Scaling Beyond a Single Redis Instance
A single Redis sorted set handles up to ~25 million members before memory and latency degrade. Beyond that, you need sharding.
The problem with sharding sorted sets:
If you hash-shard users across 3 Redis instances, each instance has a local leaderboard. Player A might be rank #1 on shard 1, but rank #5 globally. Getting a global Top 10 requires querying all shards and merging results.
Practical approach: tiered leaderboard.
Tier 1: Top leaderboard (single Redis instance)
- Contains the top 100,000 players
- All Top K and rank queries for high-ranked players hit this instance
- Fast and accurate
Tier 2: Full leaderboard (sharded across N instances)
- Contains all 50 million players, hash-sharded by user ID
- Each shard returns local rank
- Approximate global rank = local_rank + sum of members in higher-score shards
For most games, this approximation is good enough. A player ranked ~5,234,000 doesn't care if their actual rank is 5,234,127.
For more on sharding strategies and their trade-offs, see Sharding and Redis Sorted Sets — Sharding.
Common Interview Mistakes
Mistake 1: Using SQL ORDER BY for every read
"I'll sort the scores table on every request."
Problem: ORDER BY score DESC LIMIT 10 does a full index scan or sort. At 10 million rows, this takes 100-500ms. The leaderboard endpoint gets called thousands of times per second. Your database will collapse.
Better: Use Redis Sorted Sets. Rankings are maintained in real-time with O(log n) operations. No sorting needed at query time.
Mistake 2: Not discussing how ZRANK actually works
"Redis Sorted Sets keep things sorted."
Problem: That's correct but shallow. The interviewer wants to know the mechanism. Just saying "sorted" doesn't explain why rank lookups are O(log n) and not O(n).
Better: Explain that Redis uses a skip list internally. A skip list is a multi-level linked list where higher levels skip over many nodes. To find a rank, Redis traverses the skip list and counts nodes, giving O(log n) complexity. Mention this shows you understand the data structure, not just the API.
Mistake 3: Ignoring durability
"I'll keep everything in Redis."
Problem: Redis is in-memory. Server restart, OOM kill, or hardware failure means your entire leaderboard disappears.
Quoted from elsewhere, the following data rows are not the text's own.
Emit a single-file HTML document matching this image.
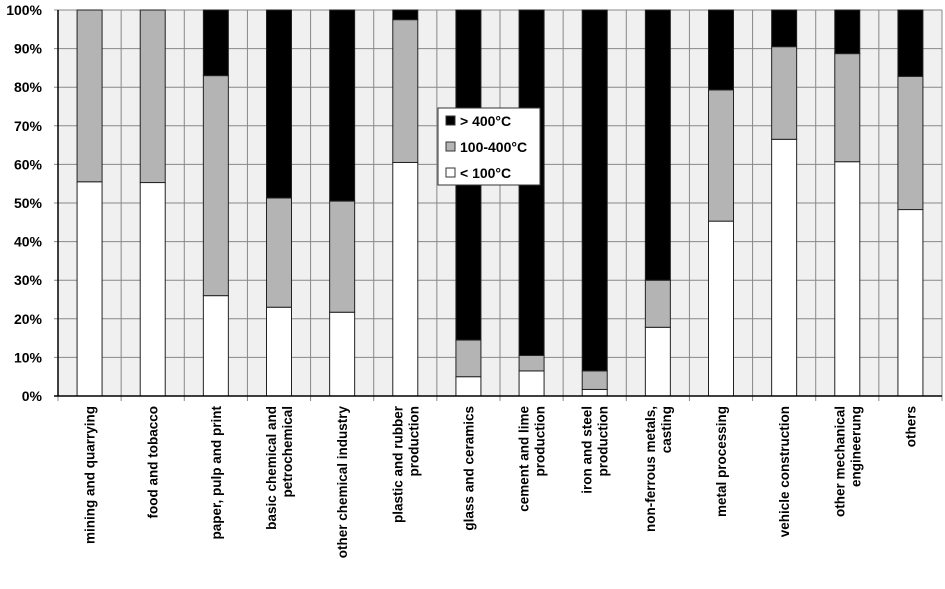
<!DOCTYPE html>
<html><head><meta charset="utf-8"><style>
body{margin:0;background:#fff;width:945px;height:584px;overflow:hidden}
svg text{font-family:"Liberation Sans",sans-serif;font-weight:bold;fill:#000}
</style></head><body>
<svg id="chart" width="945" height="584"></svg>
<script>
const categories=[["mining and quarrying"],["food and tobacco"],["paper, pulp and print"],["basic chemical and","petrochemical"],["other chemical industry"],["plastic and rubber","production"],["glass and ceramics"],["cement and lime","production"],["iron and steel","production"],["non-ferrous metals,","casting"],["metal processing"],["vehicle construction"],["other mechanical","engineerung"],["others"]];
const lowTemp=[55.5,55.3,26,23,21.7,60.5,5,6.5,1.7,17.8,45.3,66.5,60.7,48.3];
const midTemp=[44.5,44.7,57,28.3,28.8,37,9.5,4,4.8,12.2,34,24,28,34.5];
const highTemp=[0,0,17,48.7,49.5,2.5,85.5,89.5,93.5,70,20.7,9.5,11.3,17.2];
const yTicks=[0,10,20,30,40,50,60,70,80,90,100];
const NS="http://www.w3.org/2000/svg";
const svg=document.getElementById('chart');
const L=58,R=942,T=10,B=396;
const n=categories.length, cw=(R-L)/n, bw=25;
const y=v=>B-(B-T)*v/100;
const xc=i=>L+cw*(i+0.5);
function mk(t,a,p){const e=document.createElementNS(NS,t);for(const k in a)e.setAttribute(k,a[k]);(p||svg).appendChild(e);return e;}
let e=mk('rect',{x:L,y:T,width:R-L,height:B-T,fill:'#f0f0f0'});


yTicks.forEach(t=>{
 let g=mk('line',{x1:L-4,x2:R,y1:y(t),y2:y(t),stroke:'#888','stroke-width':1});
 
 
 let tx=mk('text',{x:L-16,y:y(t)+5,'text-anchor':'end','font-size':14});
 tx.textContent=t+'%';
 
 
});
for(let i=0;i<=n;i++){
 let v=mk('line',{x1:L+cw*i,x2:L+cw*i,y1:T,y2:B+5,stroke:'#888','stroke-width':1});
 
 
}
const series=[[lowTemp,'#ffffff','low'],[midTemp,'#b4b4b4','mid'],[highTemp,'#000000','high']];
categories.forEach((c,i)=>{
 let base=0;
 series.forEach(s=>{
  const v=s[0][i];
  if(v>0){
   let r=mk('rect',{x:xc(i)-bw/2,y:y(base+v),width:bw,height:y(base)-y(base+v),fill:s[1],stroke:'#222','stroke-width':1});
   
   
  }
  base+=v;
 });
 const lines=c.length;
 c.forEach((ln,j)=>{
  const off=(j-(lines-1)/2)*16+5;
  let t=mk('text',{x:0,y:0,'text-anchor':'end','font-size':13.5,transform:`translate(${xc(i)+off},406) rotate(-90)`});
  t.textContent=ln;
  
  
 });
});
let ax=mk('line',{x1:L,x2:L,y1:T,y2:B,stroke:'#000','stroke-width':1.5});


let bx=mk('line',{x1:L-4,x2:R,y1:B,y2:B,stroke:'#000','stroke-width':1.5});


const lg=mk('g',{});


mk('rect',{x:438,y:108,width:102,height:77,fill:'#fff',stroke:'#333','stroke-width':1},lg);
[['> 400°C','#000'],['100-400°C','#b4b4b4'],['< 100°C','#fff']].forEach((d,k)=>{
 const yy=121+k*26;
 let sw=mk('rect',{x:446,y:yy-5,width:9,height:9,fill:d[1],stroke:'#333','stroke-width':1},lg);
 
 
 let t=mk('text',{x:460,y:yy+5,'font-size':14},lg);
 t.textContent=d[0];
 
 
});
</script>
</body></html>
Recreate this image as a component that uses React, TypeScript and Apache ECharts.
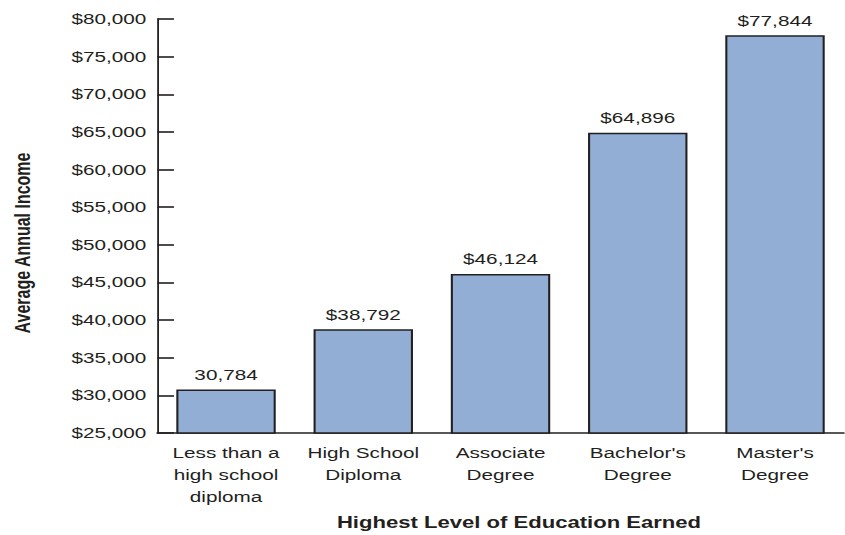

Players lose their ranks.
Better: Dual-write to Redis and a persistent database. Redis serves real-time queries. The database is the recovery source. Discuss the recovery process: batch ZADD from the database to rebuild Redis in seconds.
Mistake 4: Overcomplicating with Kafka or event sourcing
"I'll publish score events to Kafka, then consume them into Redis."
Problem: A leaderboard write is a single ZADD command. Adding Kafka introduces latency, complexity, and a consistency gap where the score is in Kafka but not yet in Redis. The player submits a score and doesn't see their rank update.
Better: Write directly to Redis. It's a synchronous, sub-millisecond operation. Save Kafka for systems that actually need async processing (notification systems, analytics pipelines).
Mistake 5: Proposing to shard without explaining the global ranking problem
"I'll shard Redis by user ID."
Problem: If you shard a sorted set by user ID, each shard has its own local ranking. Getting a global Top 10 requires querying all shards and merging. Getting a specific user's global rank requires knowing how many users on other shards score higher. You've just introduced an O(shards) fan-out on every read.
Better: Explain that a single Redis instance handles 25 million users comfortably. Only shard when you exceed that. When you do shard, use a tiered approach: a single instance for top players, sharded instances for the long tail with approximate ranks.
Interview golden rule:
Don't just say "I'll use Redis." Explain that you're using Sorted Sets specifically, that they use a skip list for O(log n) operations, how ZADD/ZREVRANGE/ZREVRANK map to your requirements, and what happens when Redis goes down.